Begin

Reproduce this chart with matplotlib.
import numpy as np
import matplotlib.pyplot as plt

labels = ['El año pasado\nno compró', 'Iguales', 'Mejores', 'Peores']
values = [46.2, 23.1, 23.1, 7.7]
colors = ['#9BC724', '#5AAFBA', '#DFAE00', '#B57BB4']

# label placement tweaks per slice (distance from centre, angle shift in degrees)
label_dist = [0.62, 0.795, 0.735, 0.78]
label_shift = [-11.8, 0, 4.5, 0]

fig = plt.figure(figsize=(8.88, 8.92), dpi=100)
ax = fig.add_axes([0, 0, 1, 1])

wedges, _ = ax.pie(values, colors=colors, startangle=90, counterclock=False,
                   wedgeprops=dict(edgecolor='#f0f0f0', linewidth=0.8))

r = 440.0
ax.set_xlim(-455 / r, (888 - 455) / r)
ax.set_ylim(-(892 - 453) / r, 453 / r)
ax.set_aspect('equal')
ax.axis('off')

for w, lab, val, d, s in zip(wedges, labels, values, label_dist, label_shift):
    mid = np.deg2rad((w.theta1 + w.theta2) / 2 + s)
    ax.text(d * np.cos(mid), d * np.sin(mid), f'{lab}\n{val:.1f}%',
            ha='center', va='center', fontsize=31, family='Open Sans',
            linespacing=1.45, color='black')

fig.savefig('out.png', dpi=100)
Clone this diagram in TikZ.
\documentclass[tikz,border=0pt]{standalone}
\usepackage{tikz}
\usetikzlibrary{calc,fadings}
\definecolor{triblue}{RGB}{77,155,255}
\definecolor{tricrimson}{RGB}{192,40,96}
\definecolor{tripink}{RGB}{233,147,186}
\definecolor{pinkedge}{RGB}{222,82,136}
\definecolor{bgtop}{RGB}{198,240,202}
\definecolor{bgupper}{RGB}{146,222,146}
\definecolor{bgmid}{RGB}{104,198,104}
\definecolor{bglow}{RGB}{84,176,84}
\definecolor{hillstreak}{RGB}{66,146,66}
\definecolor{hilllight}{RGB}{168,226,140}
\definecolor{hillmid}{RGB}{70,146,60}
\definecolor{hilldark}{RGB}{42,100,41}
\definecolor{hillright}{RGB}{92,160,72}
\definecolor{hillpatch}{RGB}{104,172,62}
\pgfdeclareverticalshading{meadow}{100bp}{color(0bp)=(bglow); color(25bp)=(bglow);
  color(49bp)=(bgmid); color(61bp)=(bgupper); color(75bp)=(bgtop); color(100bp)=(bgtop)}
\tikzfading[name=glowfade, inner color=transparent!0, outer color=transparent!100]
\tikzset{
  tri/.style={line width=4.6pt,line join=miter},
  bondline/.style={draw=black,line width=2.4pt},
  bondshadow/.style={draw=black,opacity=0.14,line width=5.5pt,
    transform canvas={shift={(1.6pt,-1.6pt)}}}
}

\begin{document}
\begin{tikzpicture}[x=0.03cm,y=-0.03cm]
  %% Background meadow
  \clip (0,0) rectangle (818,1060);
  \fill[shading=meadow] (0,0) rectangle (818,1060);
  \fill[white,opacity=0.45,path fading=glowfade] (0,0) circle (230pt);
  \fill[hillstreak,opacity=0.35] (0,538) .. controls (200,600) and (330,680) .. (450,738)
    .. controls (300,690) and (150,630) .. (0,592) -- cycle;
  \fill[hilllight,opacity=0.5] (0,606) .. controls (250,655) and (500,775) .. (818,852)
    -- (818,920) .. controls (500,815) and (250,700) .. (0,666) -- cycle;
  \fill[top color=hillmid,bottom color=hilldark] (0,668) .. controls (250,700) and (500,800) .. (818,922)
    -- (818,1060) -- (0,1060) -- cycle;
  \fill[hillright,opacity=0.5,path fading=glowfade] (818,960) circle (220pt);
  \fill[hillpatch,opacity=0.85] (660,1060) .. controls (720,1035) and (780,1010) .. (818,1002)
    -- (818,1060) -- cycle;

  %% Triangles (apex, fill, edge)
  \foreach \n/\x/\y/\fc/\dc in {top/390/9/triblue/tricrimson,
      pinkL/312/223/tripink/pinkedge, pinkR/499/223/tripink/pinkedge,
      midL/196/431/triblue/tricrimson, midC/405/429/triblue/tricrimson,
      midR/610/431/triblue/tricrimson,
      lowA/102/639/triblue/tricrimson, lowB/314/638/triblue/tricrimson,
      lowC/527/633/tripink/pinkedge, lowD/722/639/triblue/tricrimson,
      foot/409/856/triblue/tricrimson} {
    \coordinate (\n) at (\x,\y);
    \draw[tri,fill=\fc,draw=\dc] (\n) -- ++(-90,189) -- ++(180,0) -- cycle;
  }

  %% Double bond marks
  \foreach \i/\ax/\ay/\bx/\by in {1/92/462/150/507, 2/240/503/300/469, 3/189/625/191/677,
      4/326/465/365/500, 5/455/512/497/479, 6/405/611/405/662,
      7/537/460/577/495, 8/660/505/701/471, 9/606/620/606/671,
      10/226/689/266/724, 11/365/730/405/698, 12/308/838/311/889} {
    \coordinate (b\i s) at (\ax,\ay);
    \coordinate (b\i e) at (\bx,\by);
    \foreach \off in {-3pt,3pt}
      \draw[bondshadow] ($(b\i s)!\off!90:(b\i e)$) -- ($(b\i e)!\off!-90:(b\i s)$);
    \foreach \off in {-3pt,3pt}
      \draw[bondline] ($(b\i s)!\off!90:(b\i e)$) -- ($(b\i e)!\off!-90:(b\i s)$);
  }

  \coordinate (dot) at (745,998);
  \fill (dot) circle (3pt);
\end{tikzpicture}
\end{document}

End

Exercise
Each line of the material above must be retyped precisely.

Response to this task
Reproduce this chart with matplotlib.
import numpy as np
import matplotlib.pyplot as plt

labels = ['El año pasado\nno compró', 'Iguales', 'Mejores', 'Peores']
values = [46.2, 23.1, 23.1, 7.7]
colors = ['#9BC724', '#5AAFBA', '#DFAE00', '#B57BB4']

# label placement tweaks per slice (distance from centre, angle shift in degrees)
label_dist = [0.62, 0.795, 0.735, 0.78]
label_shift = [-11.8, 0, 4.5, 0]

fig = plt.figure(figsize=(8.88, 8.92), dpi=100)
ax = fig.add_axes([0, 0, 1, 1])

wedges, _ = ax.pie(values, colors=colors, startangle=90, counterclock=False,
                   wedgeprops=dict(edgecolor='#f0f0f0', linewidth=0.8))

r = 440.0
ax.set_xlim(-455 / r, (888 - 455) / r)
ax.set_ylim(-(892 - 453) / r, 453 / r)
ax.set_aspect('equal')
ax.axis('off')

for w, lab, val, d, s in zip(wedges, labels, values, label_dist, label_shift):
    mid = np.deg2rad((w.theta1 + w.theta2) / 2 + s)
    ax.text(d * np.cos(mid), d * np.sin(mid), f'{lab}\n{val:.1f}%',
            ha='center', va='center', fontsize=31, family='Open Sans',
            linespacing=1.45, color='black')

fig.savefig('out.png', dpi=100)
Clone this diagram in TikZ.
\documentclass[tikz,border=0pt]{standalone}
\usepackage{tikz}
\usetikzlibrary{calc,fadings}
\definecolor{triblue}{RGB}{77,155,255}
\definecolor{tricrimson}{RGB}{192,40,96}
\definecolor{tripink}{RGB}{233,147,186}
\definecolor{pinkedge}{RGB}{222,82,136}
\definecolor{bgtop}{RGB}{198,240,202}
\definecolor{bgupper}{RGB}{146,222,146}
\definecolor{bgmid}{RGB}{104,198,104}
\definecolor{bglow}{RGB}{84,176,84}
\definecolor{hillstreak}{RGB}{66,146,66}
\definecolor{hilllight}{RGB}{168,226,140}
\definecolor{hillmid}{RGB}{70,146,60}
\definecolor{hilldark}{RGB}{42,100,41}
\definecolor{hillright}{RGB}{92,160,72}
\definecolor{hillpatch}{RGB}{104,172,62}
\pgfdeclareverticalshading{meadow}{100bp}{color(0bp)=(bglow); color(25bp)=(bglow);
  color(49bp)=(bgmid); color(61bp)=(bgupper); color(75bp)=(bgtop); color(100bp)=(bgtop)}
\tikzfading[name=glowfade, inner color=transparent!0, outer color=transparent!100]
\tikzset{
  tri/.style={line width=4.6pt,line join=miter},
  bondline/.style={draw=black,line width=2.4pt},
  bondshadow/.style={draw=black,opacity=0.14,line width=5.5pt,
    transform canvas={shift={(1.6pt,-1.6pt)}}}
}

\begin{document}
\begin{tikzpicture}[x=0.03cm,y=-0.03cm]
  %% Background meadow
  \clip (0,0) rectangle (818,1060);
  \fill[shading=meadow] (0,0) rectangle (818,1060);
  \fill[white,opacity=0.45,path fading=glowfade] (0,0) circle (230pt);
  \fill[hillstreak,opacity=0.35] (0,538) .. controls (200,600) and (330,680) .. (450,738)
    .. controls (300,690) and (150,630) .. (0,592) -- cycle;
  \fill[hilllight,opacity=0.5] (0,606) .. controls (250,655) and (500,775) .. (818,852)
    -- (818,920) .. controls (500,815) and (250,700) .. (0,666) -- cycle;
  \fill[top color=hillmid,bottom color=hilldark] (0,668) .. controls (250,700) and (500,800) .. (818,922)
    -- (818,1060) -- (0,1060) -- cycle;
  \fill[hillright,opacity=0.5,path fading=glowfade] (818,960) circle (220pt);
  \fill[hillpatch,opacity=0.85] (660,1060) .. controls (720,1035) and (780,1010) .. (818,1002)
    -- (818,1060) -- cycle;

  %% Triangles (apex, fill, edge)
  \foreach \n/\x/\y/\fc/\dc in {top/390/9/triblue/tricrimson,
      pinkL/312/223/tripink/pinkedge, pinkR/499/223/tripink/pinkedge,
      midL/196/431/triblue/tricrimson, midC/405/429/triblue/tricrimson,
      midR/610/431/triblue/tricrimson,
      lowA/102/639/triblue/tricrimson, lowB/314/638/triblue/tricrimson,
      lowC/527/633/tripink/pinkedge, lowD/722/639/triblue/tricrimson,
      foot/409/856/triblue/tricrimson} {
    \coordinate (\n) at (\x,\y);
    \draw[tri,fill=\fc,draw=\dc] (\n) -- ++(-90,189) -- ++(180,0) -- cycle;
  }

  %% Double bond marks
  \foreach \i/\ax/\ay/\bx/\by in {1/92/462/150/507, 2/240/503/300/469, 3/189/625/191/677,
      4/326/465/365/500, 5/455/512/497/479, 6/405/611/405/662,
      7/537/460/577/495, 8/660/505/701/471, 9/606/620/606/671,
      10/226/689/266/724, 11/365/730/405/698, 12/308/838/311/889} {
    \coordinate (b\i s) at (\ax,\ay);
    \coordinate (b\i e) at (\bx,\by);
    \foreach \off in {-3pt,3pt}
      \draw[bondshadow] ($(b\i s)!\off!90:(b\i e)$) -- ($(b\i e)!\off!-90:(b\i s)$);
    \foreach \off in {-3pt,3pt}
      \draw[bondline] ($(b\i s)!\off!90:(b\i e)$) -- ($(b\i e)!\off!-90:(b\i s)$);
  }

  \coordinate (dot) at (745,998);
  \fill (dot) circle (3pt);
\end{tikzpicture}
\end{document}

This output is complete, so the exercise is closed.